[Numpy-discussion] bug in genfromtxt for python 3.2

Wed Mar 30 14:12:18 EDT 2011

On Wed, Mar 30, 2011 at 7:37 PM, Matthew Brett <matthew.brett at gmail.com> wrote:
> Hi,
>
> On Wed, Mar 30, 2011 at 10:02 AM, Ralf Gommers
> <ralf.gommers at googlemail.com> wrote:
>> On Wed, Mar 30, 2011 at 3:39 AM, Matthew Brett <matthew.brett at gmail.com> wrote:
>>> Hi,
>>>
>>> On Mon, Mar 28, 2011 at 11:29 PM,  <josef.pktd at gmail.com> wrote:
>>>> numpy/lib/test_io.py    only uses StringIO in the test, no actual csv file
>>>>
>>>> If I give the filename than I get a  TypeError: Can't convert 'bytes'
>>>> object to str implicitly
>>>>
>>>>
>>>> from the statsmodels mailing list example
>>>>
>>>>>>>> data = recfromtxt(open('./star98.csv', "U"), delimiter=",", skip_header=1, dtype=float)
>>>>> Traceback (most recent call last):
>>>>>  File "<pyshell#30>", line 1, in <module>
>>>>>    data = recfromtxt(open('./star98.csv', "U"), delimiter=",",
>>>>> skip_header=1, dtype=float)
>>>>>  File "C:\Programs\Python32\lib\site-packages\numpy\lib\npyio.py",
>>>>> line 1633, in recfromtxt
>>>>>    output = genfromtxt(fname, **kwargs)
>>>>>  File "C:\Programs\Python32\lib\site-packages\numpy\lib\npyio.py",
>>>>> line 1181, in genfromtxt
>>>>>    first_values = split_line(first_line)
>>>>>  File "C:\Programs\Python32\lib\site-packages\numpy\lib\_iotools.py",
>>>>> line 206, in _delimited_splitter
>>>>>    line = line.split(self.comments)[0].strip(asbytes(" \r\n"))
>>>>> TypeError: Can't convert 'bytes' object to str implicitly
>>>
>>> Is the right fix for this to open a 'filename' passed to genfromtxt,
>>> as 'binary' (bytes)?
>>>
>>> If so I will submit a pull request with a fix and a test,
>>
>> Seems to work and is what was intended I think, see Pauli's
>> changes/notes in commit 0f2e7db0.
>>
>> This is ticket #1607 by the way.
>
> Thanks for making a ticket.  I've submitted a pull request for the fix
> and linked to it from the ticket.
>
> The reason I asked whether this was the correct fix was:
>
> imagine I'm working with a non-latin default encoding, and I've opened a file:
>
> fobj = open('my_nonlatin.txt', 'rt')
>
> in python 3.2.  That might contain numbers and non-latin text.   I
> can't pass that into 'genfromtxt' because it will give me this error
> above.  I can pass it is as binary but then I'll get garbled text.
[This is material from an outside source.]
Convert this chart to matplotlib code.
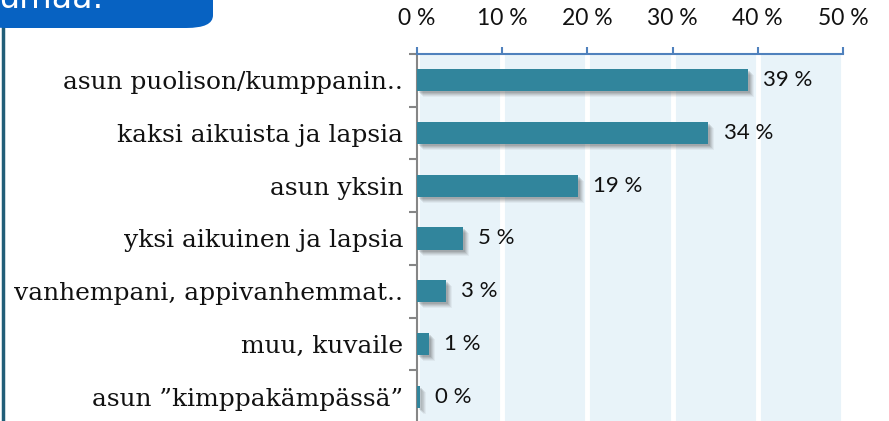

I admit the string/bytes thing is still a little confusing to me, but
isn't that always going to be a problem (even with python 2.x)?
There's no way for genfromtxt to know what the encoding of an
arbitrary file is. So your choices are garbled text or an error.
Garbled text is better.

It may help to explicitly say in the docstring that this is an ASCII
routine (as it does in the source code).

Ralf

> Should those functions also allow unicode-providing files (perhaps
> with binary as default for speed)?